◆ Data for processing

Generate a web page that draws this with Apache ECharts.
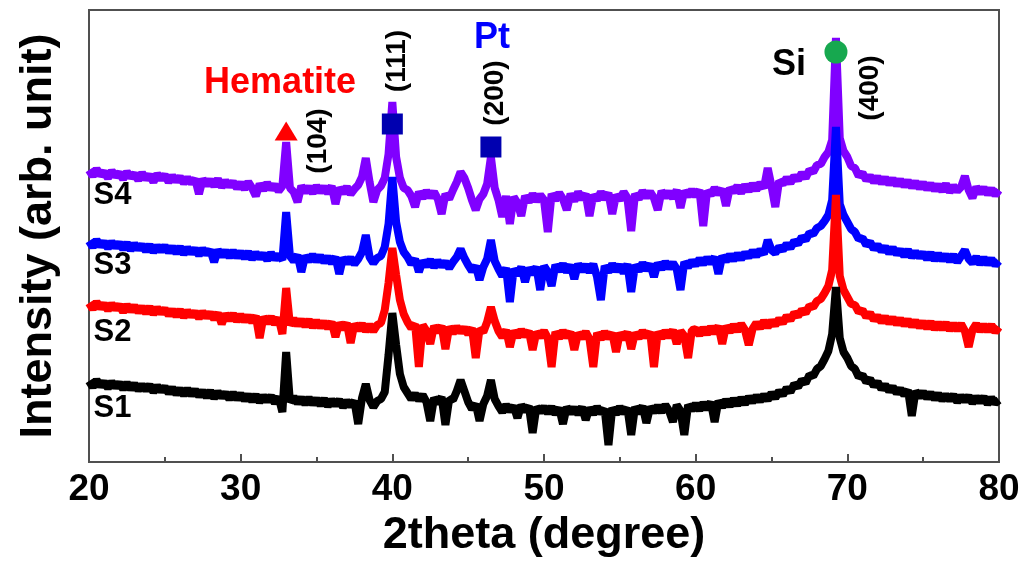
---
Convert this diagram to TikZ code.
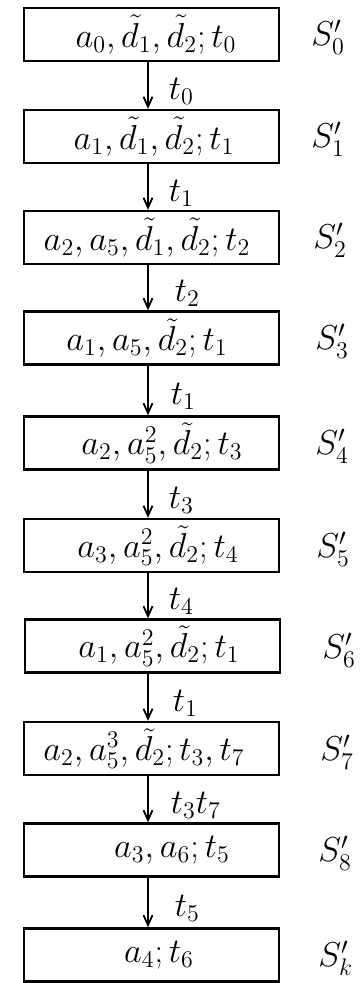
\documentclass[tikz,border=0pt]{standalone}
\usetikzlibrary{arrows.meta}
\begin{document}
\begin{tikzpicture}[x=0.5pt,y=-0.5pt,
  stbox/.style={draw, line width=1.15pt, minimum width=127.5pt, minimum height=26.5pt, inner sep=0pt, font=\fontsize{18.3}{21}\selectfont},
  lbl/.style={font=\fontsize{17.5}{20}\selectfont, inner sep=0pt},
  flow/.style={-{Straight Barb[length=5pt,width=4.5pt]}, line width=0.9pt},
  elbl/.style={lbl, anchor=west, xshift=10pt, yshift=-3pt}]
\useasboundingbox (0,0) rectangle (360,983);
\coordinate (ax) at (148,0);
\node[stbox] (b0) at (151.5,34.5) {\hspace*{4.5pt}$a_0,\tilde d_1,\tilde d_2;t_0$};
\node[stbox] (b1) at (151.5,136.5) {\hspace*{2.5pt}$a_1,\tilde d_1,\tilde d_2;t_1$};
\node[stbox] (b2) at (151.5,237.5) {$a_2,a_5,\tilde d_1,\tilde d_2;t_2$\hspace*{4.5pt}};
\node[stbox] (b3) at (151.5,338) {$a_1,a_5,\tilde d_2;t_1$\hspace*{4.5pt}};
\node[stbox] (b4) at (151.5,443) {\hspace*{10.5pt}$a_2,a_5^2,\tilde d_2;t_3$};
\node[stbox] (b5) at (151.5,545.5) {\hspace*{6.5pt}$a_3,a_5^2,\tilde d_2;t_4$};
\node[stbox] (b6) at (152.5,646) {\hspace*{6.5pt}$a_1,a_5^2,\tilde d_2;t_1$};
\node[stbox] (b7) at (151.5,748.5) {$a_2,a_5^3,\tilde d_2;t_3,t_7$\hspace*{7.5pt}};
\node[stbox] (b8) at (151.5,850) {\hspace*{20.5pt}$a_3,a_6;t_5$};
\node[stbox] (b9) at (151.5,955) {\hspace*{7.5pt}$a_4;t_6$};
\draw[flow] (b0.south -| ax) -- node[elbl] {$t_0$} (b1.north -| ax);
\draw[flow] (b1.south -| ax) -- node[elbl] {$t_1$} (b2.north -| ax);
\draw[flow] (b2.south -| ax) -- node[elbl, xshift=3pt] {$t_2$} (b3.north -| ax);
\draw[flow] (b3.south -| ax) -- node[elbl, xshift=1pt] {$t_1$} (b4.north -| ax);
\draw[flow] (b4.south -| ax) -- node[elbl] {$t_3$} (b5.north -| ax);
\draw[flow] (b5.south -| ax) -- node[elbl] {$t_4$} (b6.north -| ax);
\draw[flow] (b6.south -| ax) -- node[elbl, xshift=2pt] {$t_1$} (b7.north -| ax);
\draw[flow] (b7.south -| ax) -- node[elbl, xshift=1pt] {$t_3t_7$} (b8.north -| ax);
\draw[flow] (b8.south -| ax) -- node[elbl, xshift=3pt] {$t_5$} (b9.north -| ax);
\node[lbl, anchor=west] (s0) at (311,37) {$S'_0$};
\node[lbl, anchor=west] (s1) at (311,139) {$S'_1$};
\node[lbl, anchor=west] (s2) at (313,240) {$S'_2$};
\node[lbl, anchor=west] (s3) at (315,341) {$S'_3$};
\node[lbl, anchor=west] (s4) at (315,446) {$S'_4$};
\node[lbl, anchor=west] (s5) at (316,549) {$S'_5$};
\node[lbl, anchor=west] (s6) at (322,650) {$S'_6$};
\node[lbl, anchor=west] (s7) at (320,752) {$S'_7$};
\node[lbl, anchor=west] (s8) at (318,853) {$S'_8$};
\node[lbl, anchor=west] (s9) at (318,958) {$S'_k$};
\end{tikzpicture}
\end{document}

◆ Problem to work on
Take every line above carrying "this" and return it.

◆ The answer
Generate a web page that draws this with Apache ECharts.
Convert this diagram to TikZ code.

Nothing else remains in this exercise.